»»

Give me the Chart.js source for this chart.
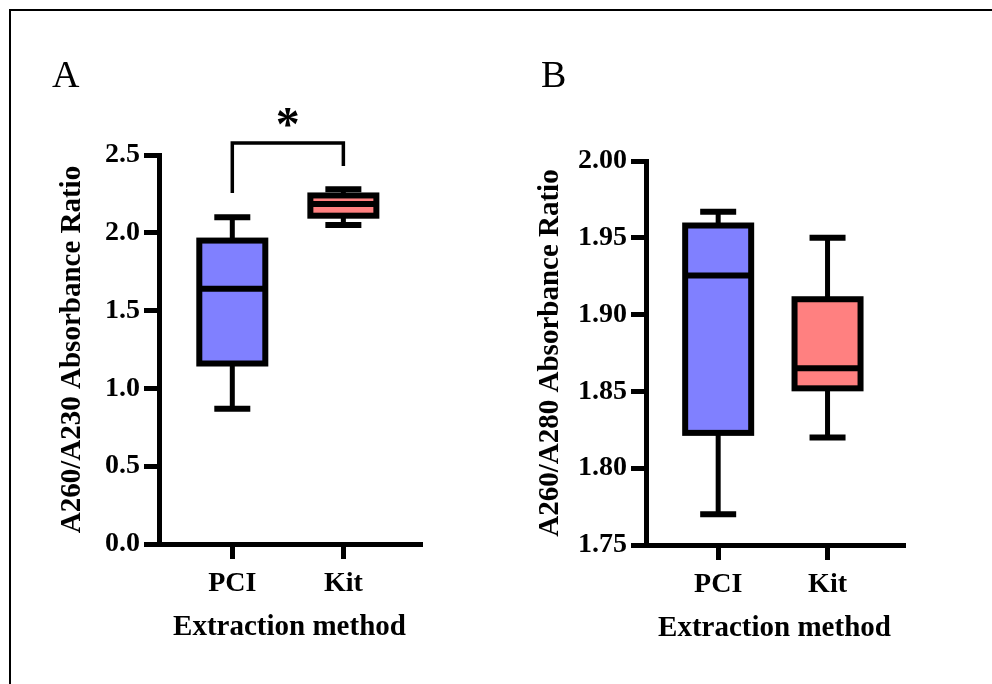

««
»»

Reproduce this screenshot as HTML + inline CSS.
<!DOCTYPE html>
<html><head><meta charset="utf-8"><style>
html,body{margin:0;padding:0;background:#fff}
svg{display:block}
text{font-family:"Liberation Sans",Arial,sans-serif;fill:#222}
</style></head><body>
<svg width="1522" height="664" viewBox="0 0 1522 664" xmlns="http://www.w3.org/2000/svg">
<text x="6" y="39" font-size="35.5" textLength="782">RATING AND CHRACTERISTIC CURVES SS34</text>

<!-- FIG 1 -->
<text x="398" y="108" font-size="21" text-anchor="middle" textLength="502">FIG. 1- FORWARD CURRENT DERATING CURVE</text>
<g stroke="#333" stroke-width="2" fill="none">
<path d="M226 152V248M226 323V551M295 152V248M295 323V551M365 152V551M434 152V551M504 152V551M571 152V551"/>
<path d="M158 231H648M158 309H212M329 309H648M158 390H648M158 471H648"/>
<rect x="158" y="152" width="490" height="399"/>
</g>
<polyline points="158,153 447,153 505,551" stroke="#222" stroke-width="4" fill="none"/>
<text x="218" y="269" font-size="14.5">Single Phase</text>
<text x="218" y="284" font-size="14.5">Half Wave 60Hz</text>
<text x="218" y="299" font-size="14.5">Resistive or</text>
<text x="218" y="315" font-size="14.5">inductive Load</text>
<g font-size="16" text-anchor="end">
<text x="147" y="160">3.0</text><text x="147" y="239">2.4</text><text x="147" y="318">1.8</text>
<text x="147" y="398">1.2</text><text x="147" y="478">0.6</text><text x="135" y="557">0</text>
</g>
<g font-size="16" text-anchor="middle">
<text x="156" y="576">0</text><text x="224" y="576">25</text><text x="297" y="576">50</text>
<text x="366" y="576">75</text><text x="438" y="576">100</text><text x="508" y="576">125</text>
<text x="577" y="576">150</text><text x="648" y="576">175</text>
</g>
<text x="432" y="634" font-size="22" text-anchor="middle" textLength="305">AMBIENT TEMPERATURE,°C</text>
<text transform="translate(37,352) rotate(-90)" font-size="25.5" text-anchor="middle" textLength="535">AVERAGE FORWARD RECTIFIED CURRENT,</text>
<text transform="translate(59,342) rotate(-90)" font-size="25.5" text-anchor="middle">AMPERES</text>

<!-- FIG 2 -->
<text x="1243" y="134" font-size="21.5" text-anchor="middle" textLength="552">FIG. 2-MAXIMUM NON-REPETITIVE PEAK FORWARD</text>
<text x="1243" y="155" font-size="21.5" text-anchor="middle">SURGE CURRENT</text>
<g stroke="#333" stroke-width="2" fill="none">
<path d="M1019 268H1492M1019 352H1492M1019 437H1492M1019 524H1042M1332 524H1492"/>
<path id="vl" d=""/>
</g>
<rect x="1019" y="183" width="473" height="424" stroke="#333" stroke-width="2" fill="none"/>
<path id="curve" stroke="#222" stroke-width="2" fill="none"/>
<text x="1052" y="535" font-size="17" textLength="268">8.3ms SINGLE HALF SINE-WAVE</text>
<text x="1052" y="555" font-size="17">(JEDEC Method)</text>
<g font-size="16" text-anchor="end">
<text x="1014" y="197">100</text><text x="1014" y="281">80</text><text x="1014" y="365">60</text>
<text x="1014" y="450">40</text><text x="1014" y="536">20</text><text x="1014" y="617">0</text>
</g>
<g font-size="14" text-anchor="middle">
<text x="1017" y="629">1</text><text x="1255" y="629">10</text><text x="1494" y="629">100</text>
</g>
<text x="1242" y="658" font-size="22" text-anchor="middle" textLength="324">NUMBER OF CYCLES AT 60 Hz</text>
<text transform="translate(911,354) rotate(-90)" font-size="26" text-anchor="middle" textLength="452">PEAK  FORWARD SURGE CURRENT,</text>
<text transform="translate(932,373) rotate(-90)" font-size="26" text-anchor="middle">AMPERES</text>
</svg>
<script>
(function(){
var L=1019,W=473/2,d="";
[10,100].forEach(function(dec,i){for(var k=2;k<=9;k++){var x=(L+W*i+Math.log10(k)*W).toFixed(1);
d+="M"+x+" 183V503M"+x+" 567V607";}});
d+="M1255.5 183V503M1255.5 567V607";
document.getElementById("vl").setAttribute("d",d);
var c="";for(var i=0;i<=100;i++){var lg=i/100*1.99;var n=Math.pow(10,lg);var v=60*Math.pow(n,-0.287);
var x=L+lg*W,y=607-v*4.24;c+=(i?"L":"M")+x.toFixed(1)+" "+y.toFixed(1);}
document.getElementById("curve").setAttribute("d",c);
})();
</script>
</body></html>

««
»»

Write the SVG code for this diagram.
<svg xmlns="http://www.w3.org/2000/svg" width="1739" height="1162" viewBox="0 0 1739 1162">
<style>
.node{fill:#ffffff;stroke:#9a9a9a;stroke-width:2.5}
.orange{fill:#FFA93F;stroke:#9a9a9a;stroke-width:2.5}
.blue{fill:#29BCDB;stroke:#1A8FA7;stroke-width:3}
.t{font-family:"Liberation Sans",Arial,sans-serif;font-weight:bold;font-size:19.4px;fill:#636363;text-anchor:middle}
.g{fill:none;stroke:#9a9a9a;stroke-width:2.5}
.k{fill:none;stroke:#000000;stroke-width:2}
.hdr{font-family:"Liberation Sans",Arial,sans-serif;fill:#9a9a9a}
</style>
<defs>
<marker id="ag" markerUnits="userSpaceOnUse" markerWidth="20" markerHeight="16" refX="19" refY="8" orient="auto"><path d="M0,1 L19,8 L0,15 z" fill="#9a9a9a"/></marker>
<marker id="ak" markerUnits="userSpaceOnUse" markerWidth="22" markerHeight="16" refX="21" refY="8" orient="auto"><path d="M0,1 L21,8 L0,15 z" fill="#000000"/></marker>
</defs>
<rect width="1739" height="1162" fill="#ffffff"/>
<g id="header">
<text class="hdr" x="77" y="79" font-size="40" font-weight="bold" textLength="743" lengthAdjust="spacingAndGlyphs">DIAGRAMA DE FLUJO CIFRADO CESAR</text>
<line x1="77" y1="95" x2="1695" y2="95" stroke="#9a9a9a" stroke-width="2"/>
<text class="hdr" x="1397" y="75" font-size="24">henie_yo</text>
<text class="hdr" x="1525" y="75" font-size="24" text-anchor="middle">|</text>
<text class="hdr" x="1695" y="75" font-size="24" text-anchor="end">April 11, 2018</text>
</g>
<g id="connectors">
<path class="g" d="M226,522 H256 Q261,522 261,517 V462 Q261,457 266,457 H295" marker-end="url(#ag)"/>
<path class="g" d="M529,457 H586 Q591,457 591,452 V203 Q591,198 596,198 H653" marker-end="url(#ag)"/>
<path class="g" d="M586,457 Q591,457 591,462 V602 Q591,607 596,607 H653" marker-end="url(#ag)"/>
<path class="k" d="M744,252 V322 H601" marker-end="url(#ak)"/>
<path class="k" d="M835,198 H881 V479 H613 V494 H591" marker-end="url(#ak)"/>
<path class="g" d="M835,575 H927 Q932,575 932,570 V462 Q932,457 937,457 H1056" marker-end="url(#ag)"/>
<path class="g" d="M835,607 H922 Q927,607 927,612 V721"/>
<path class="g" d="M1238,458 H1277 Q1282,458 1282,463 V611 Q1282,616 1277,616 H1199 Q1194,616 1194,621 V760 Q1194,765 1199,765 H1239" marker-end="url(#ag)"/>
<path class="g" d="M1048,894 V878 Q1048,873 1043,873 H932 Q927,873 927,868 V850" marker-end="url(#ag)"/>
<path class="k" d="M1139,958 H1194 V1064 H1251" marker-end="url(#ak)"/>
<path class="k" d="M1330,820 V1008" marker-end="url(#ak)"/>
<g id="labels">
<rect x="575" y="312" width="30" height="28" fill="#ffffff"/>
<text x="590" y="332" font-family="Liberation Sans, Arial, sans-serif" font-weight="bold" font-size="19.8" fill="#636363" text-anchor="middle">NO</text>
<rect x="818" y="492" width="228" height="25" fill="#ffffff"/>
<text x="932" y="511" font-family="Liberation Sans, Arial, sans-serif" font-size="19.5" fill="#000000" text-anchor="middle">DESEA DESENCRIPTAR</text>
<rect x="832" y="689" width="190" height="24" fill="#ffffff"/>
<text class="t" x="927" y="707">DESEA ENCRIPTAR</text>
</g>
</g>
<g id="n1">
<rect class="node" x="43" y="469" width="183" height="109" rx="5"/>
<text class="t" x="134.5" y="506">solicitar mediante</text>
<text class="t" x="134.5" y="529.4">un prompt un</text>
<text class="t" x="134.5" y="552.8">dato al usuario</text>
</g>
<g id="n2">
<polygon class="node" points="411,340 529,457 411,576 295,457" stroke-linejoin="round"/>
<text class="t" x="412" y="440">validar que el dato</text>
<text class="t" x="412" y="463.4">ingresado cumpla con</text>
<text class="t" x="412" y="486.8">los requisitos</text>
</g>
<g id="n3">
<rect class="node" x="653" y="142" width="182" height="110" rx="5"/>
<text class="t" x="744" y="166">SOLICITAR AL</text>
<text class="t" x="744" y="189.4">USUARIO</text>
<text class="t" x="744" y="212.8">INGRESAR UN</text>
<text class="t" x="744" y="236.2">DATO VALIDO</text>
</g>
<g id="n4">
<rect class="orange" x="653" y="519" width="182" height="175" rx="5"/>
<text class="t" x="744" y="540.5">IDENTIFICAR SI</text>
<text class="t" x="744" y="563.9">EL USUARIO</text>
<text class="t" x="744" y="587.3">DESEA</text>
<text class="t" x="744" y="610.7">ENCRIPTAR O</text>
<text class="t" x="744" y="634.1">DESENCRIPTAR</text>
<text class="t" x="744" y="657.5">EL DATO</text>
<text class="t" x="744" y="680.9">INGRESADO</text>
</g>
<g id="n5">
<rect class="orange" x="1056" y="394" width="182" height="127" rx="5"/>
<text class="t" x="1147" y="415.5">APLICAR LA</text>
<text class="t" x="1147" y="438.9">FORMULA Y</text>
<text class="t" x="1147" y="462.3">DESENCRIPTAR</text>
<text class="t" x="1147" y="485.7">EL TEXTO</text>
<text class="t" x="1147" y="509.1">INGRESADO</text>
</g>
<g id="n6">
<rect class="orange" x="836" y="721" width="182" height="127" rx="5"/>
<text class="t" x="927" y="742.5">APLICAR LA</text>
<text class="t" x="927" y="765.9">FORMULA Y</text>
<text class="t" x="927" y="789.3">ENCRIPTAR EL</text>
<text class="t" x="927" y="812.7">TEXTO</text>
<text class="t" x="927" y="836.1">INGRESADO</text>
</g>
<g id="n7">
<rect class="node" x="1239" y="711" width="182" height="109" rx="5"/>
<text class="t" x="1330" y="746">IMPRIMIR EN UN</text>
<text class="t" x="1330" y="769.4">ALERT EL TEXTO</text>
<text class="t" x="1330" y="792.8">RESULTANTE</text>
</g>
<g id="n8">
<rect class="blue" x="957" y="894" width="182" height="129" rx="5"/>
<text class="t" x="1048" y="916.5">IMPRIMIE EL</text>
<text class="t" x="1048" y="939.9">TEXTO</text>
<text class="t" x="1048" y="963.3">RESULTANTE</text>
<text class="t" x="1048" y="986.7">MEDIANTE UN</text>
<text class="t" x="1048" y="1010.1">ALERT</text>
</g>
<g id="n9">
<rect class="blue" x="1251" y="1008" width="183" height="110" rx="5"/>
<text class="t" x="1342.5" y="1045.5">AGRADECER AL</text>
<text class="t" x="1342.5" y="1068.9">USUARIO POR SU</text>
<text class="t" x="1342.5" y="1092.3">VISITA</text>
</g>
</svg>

««

# [PROBLEM]
Write out, from the lines above, only those from the line with "Reproduce this screenshot" to the line with "CHRACTERISTIC CURVES SS34</text>", exactly as given, including the first and the last.

# [COMPLETE ANSWER]
Reproduce this screenshot as HTML + inline CSS.
<!DOCTYPE html>
<html><head><meta charset="utf-8"><style>
html,body{margin:0;padding:0;background:#fff}
svg{display:block}
text{font-family:"Liberation Sans",Arial,sans-serif;fill:#222}
</style></head><body>
<svg width="1522" height="664" viewBox="0 0 1522 664" xmlns="http://www.w3.org/2000/svg">
<text x="6" y="39" font-size="35.5" textLength="782">RATING AND CHRACTERISTIC CURVES SS34</text>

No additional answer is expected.